The Court of Appeal has recently had its say on this in a case involving Hounslow council.
The case involved a major block renovation programme on an estate where there were 850 secure tenants and 140 long leaseholders.
Under the lease, the landlord had an obligation to repair, but only a power to improve. The landlord was entitled to recover contributions by way of service charge from the leaseholders.
The individual tenant’s contribution was calculated at over £55,000.
Not unsurprisingly the leaseholder applied to the First Tier Tribunal to challenge whether the sum claimed was recoverable. The tribunal’s decision was appealed firstly to the Upper Tribunal and then to the Court of Appeal.
Whilst it was not argued that the works were not of a reasonable standard, the tribunal and the Courts were asked to decide whether they had been reasonably incurred.
In determining this issue the Court of Appeal supported a differential approach in the case of Repairs (which the landlord must carry out to comply with its obligations under the lease) and Improvements which are optional: “…It is one thing to require the lessee to contribute towards the cost of works which can… be identified in advance and quite another to require the lessees to contribute towards the cost of works whose scale and extent are unknown and unknowable.”
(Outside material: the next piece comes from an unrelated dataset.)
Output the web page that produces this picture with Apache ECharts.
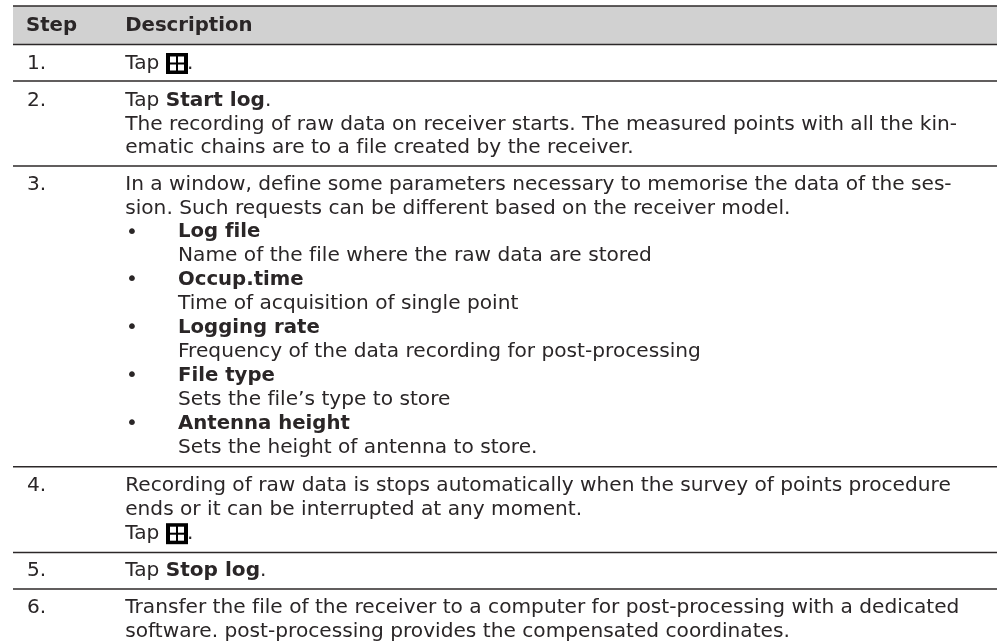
<!DOCTYPE html>
<html><head><meta charset="utf-8">
<style>html,body{margin:0;padding:0;background:#fff;overflow:hidden}#c{width:997px;height:644px}</style>
<script src="https://cdn.jsdelivr.net/npm/echarts@6/dist/echarts.min.js"></script>
</head><body><div id="c"></div>
<script>
// table content
const headers = ['Step', 'Description'];
const steps = ['1.', '2.', '3.', '4.', '5.', '6.'];
const step2 = ['Tap **Start log**.',
  'The recording of raw data on receiver starts. The measured points with all the kin-',
  'ematic chains are to a file created by the receiver.'];
const step3 = ['In a window, define some parameters necessary to memorise the data of the ses-',
  'sion. Such requests can be different based on the receiver model.'];
const step3Items = [
  ['Log file', 'Name of the file where the raw data are stored'],
  ['Occup.time', 'Time of acquisition of single point'],
  ['Logging rate', 'Frequency of the data recording for post-processing'],
  ['File type', 'Sets the file\u2019s type to store'],
  ['Antenna height', 'Sets the height of antenna to store.']
];
const step4 = ['Recording of raw data is stops automatically when the survey of points procedure',
  'ends or it can be interrupted at any moment.', 'Tap {icon}.'];
const step5 = ['Tap **Stop log**.'];
const step6 = ['Transfer the file of the receiver to a computer for post-processing with a dedicated',
  'software. post-processing provides the compensated coordinates.'];

// layout
const FONT = '"DejaVu Sans"', SIZE = 20.15, BOLD = 19.7, BOLD_INLINE = 20.1, INK = '#2a2627';
const X_STEP = 27, X_HEAD = 26, X_DESC = 125.2, X_BUL = 126, X_ITEM = 178, LEFT = 13, RIGHT = 997;
const RULES = [6, 44.4, 81, 166, 466.7, 552.5, 589];
const ROW_Y = [63.5, 100.7, 184.5, 486, 571, 608];
const LINE = 23.6, LINE_ROW3 = 23.9;

// the reference face has no ligatures: a tiny letter spacing turns them off in canvas
const origFill = CanvasRenderingContext2D.prototype.fillText;
CanvasRenderingContext2D.prototype.fillText = function () {
  this.letterSpacing = '0.001px';
  return origFill.apply(this, arguments);
};

const g = [];
g.push({type:'rect', shape:{x:LEFT,y:RULES[0],width:RIGHT-LEFT,height:RULES[1]-RULES[0]}, style:{fill:'#d1d1d1'}});
RULES.forEach(y => g.push({type:'line', shape:{x1:LEFT,y1:y,x2:RIGHT,y2:y}, style:{stroke:'#2c2829',lineWidth:1.5}}));

function text(x, y, s, bold) {
  const rich = s.split('**').map((p,i) => i%2 ? '{i|'+p+'}' : (p ? '{n|'+p+'}' : '')).join('');
  g.push({type:'text', x, y, style:{
    text: bold ? '{b|'+s+'}' : rich, verticalAlign:'middle', align:'left',
    rich:{
      n:{fontFamily:FONT,fontSize:SIZE,fill:INK,color:INK},
      b:{fontFamily:FONT,fontSize:BOLD,fontWeight:'bold',fill:INK,color:INK},
      i:{fontFamily:FONT,fontSize:BOLD_INLINE,fontWeight:'bold',fill:INK,color:INK}
    }
  }});
}
function icon(x, y) {
  g.push({type:'rect', shape:{x,y:y-10.5,width:22,height:21}, style:{fill:'#000'}});
  [[4,3.5],[12,3.5],[4,11.5],[12,11.5]].forEach(o =>
    g.push({type:'rect', shape:{x:x+o[0],y:y-10.5+o[1],width:6,height:6}, style:{fill:'#fff'}}));
}
function tapIcon(y) {
  text(X_DESC, y, 'Tap');
  icon(166, y);
  text(187, y, '.');
}
text(X_HEAD, 26, headers[0], true);
text(X_DESC, 26, headers[1], true);
steps.forEach((s,i) => text(X_STEP, ROW_Y[i], s));

tapIcon(ROW_Y[0]);
step2.forEach((s,i) => text(X_DESC, ROW_Y[1]+i*LINE, s));
step3.forEach((s,i) => text(X_DESC, ROW_Y[2]+i*LINE_ROW3, s));
step3Items.forEach((it,i) => {
  const y = ROW_Y[2] + (2+2*i)*LINE_ROW3;
  text(X_BUL, y, '\u2022');
  text(X_ITEM, y, it[0], true);
  text(X_ITEM, y+LINE_ROW3, it[1]);
});
step4.forEach((s,i) => { const y = ROW_Y[3]+i*LINE; s.includes('{icon}') ? tapIcon(y+0.5) : text(X_DESC, y, s); });
step5.forEach(s => text(X_DESC, ROW_Y[4], s));
step6.forEach((s,i) => text(X_DESC, ROW_Y[5]+i*LINE, s));

const chart = echarts.init(document.getElementById('c'), null, {renderer:'canvas'});
chart.setOption({animation:false, backgroundColor:'#fff', graphic:{elements:g}});
</script></body></html>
The Court held that where the landlord goes beyond what is needed for repair and carries out improvements, the cost of which it seeks contribution from leaseholders, it should first “…take particular account of the extent of the interests of the lessees, their views on the proposals and the financial impact of proceeding.”
The end result was that the Leaseholder was obliged to contribute in full in respect of works termed as repairs, but was entitled to a reduction on the items of improvement to reflect the landlord’s failure to do so.